SET PROBLEM: Transcribe the material in full. Nothing should differ except that the pictures are left out.

AVAILABLE DATA:
━━━━

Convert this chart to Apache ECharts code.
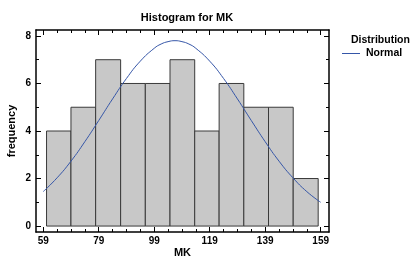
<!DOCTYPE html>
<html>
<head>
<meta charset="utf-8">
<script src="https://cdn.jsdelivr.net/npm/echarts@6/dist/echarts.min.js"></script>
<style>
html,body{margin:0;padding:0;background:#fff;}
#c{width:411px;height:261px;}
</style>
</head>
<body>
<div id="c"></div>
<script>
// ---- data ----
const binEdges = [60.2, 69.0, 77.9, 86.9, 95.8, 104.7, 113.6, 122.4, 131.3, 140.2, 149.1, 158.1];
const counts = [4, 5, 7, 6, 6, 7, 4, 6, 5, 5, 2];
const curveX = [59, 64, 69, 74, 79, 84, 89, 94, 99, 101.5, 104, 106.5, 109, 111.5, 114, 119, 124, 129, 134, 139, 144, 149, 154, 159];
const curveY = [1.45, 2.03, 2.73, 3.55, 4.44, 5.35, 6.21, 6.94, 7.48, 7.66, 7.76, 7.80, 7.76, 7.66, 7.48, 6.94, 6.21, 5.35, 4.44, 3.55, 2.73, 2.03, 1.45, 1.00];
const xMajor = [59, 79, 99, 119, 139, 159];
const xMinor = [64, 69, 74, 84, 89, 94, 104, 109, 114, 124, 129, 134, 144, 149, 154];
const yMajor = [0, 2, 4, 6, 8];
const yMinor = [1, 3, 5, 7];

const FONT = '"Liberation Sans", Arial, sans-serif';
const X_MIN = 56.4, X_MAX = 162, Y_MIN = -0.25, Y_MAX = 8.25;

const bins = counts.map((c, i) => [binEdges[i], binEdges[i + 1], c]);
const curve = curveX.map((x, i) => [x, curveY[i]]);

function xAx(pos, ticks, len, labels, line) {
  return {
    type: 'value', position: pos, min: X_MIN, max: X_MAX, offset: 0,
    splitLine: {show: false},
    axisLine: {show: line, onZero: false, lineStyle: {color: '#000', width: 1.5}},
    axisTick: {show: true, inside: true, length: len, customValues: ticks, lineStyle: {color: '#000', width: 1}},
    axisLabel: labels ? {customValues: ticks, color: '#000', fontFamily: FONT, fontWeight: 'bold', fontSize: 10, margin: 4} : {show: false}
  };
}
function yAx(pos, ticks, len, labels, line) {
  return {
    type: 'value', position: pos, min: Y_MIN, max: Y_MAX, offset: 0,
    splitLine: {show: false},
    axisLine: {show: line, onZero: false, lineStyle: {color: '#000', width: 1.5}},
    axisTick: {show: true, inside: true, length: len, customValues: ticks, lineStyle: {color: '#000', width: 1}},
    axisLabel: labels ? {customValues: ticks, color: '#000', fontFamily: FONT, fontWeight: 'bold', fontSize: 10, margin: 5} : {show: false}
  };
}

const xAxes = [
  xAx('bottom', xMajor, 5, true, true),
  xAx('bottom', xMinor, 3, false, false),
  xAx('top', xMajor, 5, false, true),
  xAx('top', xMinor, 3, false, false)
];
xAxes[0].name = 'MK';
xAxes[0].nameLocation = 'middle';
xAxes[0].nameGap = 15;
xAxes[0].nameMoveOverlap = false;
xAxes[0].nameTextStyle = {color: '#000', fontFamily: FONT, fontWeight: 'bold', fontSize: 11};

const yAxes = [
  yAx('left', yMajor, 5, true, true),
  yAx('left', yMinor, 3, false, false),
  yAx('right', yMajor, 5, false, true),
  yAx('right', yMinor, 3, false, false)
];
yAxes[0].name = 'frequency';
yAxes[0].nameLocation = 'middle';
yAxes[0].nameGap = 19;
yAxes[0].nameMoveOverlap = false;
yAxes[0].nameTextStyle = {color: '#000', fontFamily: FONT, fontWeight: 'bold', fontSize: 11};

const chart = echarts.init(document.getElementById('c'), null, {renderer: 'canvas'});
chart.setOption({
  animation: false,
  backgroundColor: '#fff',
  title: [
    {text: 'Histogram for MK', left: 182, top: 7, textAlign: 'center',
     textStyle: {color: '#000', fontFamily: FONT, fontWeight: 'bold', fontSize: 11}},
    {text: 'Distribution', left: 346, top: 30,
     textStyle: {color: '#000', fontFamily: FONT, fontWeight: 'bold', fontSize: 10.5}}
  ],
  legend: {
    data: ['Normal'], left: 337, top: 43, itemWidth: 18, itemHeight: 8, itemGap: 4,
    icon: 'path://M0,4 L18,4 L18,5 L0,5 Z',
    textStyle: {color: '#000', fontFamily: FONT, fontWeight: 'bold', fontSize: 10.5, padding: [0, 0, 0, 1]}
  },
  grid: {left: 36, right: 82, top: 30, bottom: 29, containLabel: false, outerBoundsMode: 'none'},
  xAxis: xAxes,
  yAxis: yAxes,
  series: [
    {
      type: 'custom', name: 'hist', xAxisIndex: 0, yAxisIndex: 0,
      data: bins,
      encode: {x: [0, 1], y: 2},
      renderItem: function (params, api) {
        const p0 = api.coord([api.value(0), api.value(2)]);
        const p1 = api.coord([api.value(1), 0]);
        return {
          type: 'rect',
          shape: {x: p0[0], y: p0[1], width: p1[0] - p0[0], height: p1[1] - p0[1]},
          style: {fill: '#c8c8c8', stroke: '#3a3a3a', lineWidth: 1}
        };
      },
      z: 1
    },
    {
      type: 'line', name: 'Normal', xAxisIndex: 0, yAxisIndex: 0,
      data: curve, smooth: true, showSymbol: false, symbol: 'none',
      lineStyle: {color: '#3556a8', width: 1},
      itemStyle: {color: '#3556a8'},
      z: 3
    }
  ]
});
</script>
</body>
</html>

━━━━

OUTPUT FOR THIS TASK:
Convert this chart to Apache ECharts code.
<!DOCTYPE html>
<html>
<head>
<meta charset="utf-8">
<script src="https://cdn.jsdelivr.net/npm/echarts@6/dist/echarts.min.js"></script>
<style>
html,body{margin:0;padding:0;background:#fff;}
#c{width:411px;height:261px;}
</style>
</head>
<body>
<div id="c"></div>
<script>
// ---- data ----
const binEdges = [60.2, 69.0, 77.9, 86.9, 95.8, 104.7, 113.6, 122.4, 131.3, 140.2, 149.1, 158.1];
const counts = [4, 5, 7, 6, 6, 7, 4, 6, 5, 5, 2];
const curveX = [59, 64, 69, 74, 79, 84, 89, 94, 99, 101.5, 104, 106.5, 109, 111.5, 114, 119, 124, 129, 134, 139, 144, 149, 154, 159];
const curveY = [1.45, 2.03, 2.73, 3.55, 4.44, 5.35, 6.21, 6.94, 7.48, 7.66, 7.76, 7.80, 7.76, 7.66, 7.48, 6.94, 6.21, 5.35, 4.44, 3.55, 2.73, 2.03, 1.45, 1.00];
const xMajor = [59, 79, 99, 119, 139, 159];
const xMinor = [64, 69, 74, 84, 89, 94, 104, 109, 114, 124, 129, 134, 144, 149, 154];
const yMajor = [0, 2, 4, 6, 8];
const yMinor = [1, 3, 5, 7];

const FONT = '"Liberation Sans", Arial, sans-serif';
const X_MIN = 56.4, X_MAX = 162, Y_MIN = -0.25, Y_MAX = 8.25;

const bins = counts.map((c, i) => [binEdges[i], binEdges[i + 1], c]);
const curve = curveX.map((x, i) => [x, curveY[i]]);

function xAx(pos, ticks, len, labels, line) {
  return {
    type: 'value', position: pos, min: X_MIN, max: X_MAX, offset: 0,
    splitLine: {show: false},
    axisLine: {show: line, onZero: false, lineStyle: {color: '#000', width: 1.5}},
    axisTick: {show: true, inside: true, length: len, customValues: ticks, lineStyle: {color: '#000', width: 1}},
    axisLabel: labels ? {customValues: ticks, color: '#000', fontFamily: FONT, fontWeight: 'bold', fontSize: 10, margin: 4} : {show: false}
  };
}
function yAx(pos, ticks, len, labels, line) {
  return {
    type: 'value', position: pos, min: Y_MIN, max: Y_MAX, offset: 0,
    splitLine: {show: false},
    axisLine: {show: line, onZero: false, lineStyle: {color: '#000', width: 1.5}},
    axisTick: {show: true, inside: true, length: len, customValues: ticks, lineStyle: {color: '#000', width: 1}},
    axisLabel: labels ? {customValues: ticks, color: '#000', fontFamily: FONT, fontWeight: 'bold', fontSize: 10, margin: 5} : {show: false}
  };
}

const xAxes = [
  xAx('bottom', xMajor, 5, true, true),
  xAx('bottom', xMinor, 3, false, false),
  xAx('top', xMajor, 5, false, true),
  xAx('top', xMinor, 3, false, false)
];
xAxes[0].name = 'MK';
xAxes[0].nameLocation = 'middle';
xAxes[0].nameGap = 15;
xAxes[0].nameMoveOverlap = false;
xAxes[0].nameTextStyle = {color: '#000', fontFamily: FONT, fontWeight: 'bold', fontSize: 11};

const yAxes = [
  yAx('left', yMajor, 5, true, true),
  yAx('left', yMinor, 3, false, false),
  yAx('right', yMajor, 5, false, true),
  yAx('right', yMinor, 3, false, false)
];
yAxes[0].name = 'frequency';
yAxes[0].nameLocation = 'middle';
yAxes[0].nameGap = 19;
yAxes[0].nameMoveOverlap = false;
yAxes[0].nameTextStyle = {color: '#000', fontFamily: FONT, fontWeight: 'bold', fontSize: 11};

const chart = echarts.init(document.getElementById('c'), null, {renderer: 'canvas'});
chart.setOption({
  animation: false,
  backgroundColor: '#fff',
  title: [
    {text: 'Histogram for MK', left: 182, top: 7, textAlign: 'center',
     textStyle: {color: '#000', fontFamily: FONT, fontWeight: 'bold', fontSize: 11}},
    {text: 'Distribution', left: 346, top: 30,
     textStyle: {color: '#000', fontFamily: FONT, fontWeight: 'bold', fontSize: 10.5}}
  ],
  legend: {
    data: ['Normal'], left: 337, top: 43, itemWidth: 18, itemHeight: 8, itemGap: 4,
    icon: 'path://M0,4 L18,4 L18,5 L0,5 Z',
    textStyle: {color: '#000', fontFamily: FONT, fontWeight: 'bold', fontSize: 10.5, padding: [0, 0, 0, 1]}
  },
  grid: {left: 36, right: 82, top: 30, bottom: 29, containLabel: false, outerBoundsMode: 'none'},
  xAxis: xAxes,
  yAxis: yAxes,
  series: [
    {
      type: 'custom', name: 'hist', xAxisIndex: 0, yAxisIndex: 0,
      data: bins,
      encode: {x: [0, 1], y: 2},
      renderItem: function (params, api) {
        const p0 = api.coord([api.value(0), api.value(2)]);
        const p1 = api.coord([api.value(1), 0]);
        return {
          type: 'rect',
          shape: {x: p0[0], y: p0[1], width: p1[0] - p0[0], height: p1[1] - p0[1]},
          style: {fill: '#c8c8c8', stroke: '#3a3a3a', lineWidth: 1}
        };
      },
      z: 1
    },
    {
      type: 'line', name: 'Normal', xAxisIndex: 0, yAxisIndex: 0,
      data: curve, smooth: true, showSymbol: false, symbol: 'none',
      lineStyle: {color: '#3556a8', width: 1},
      itemStyle: {color: '#3556a8'},
      z: 3
    }
  ]
});
</script>
</body>
</html>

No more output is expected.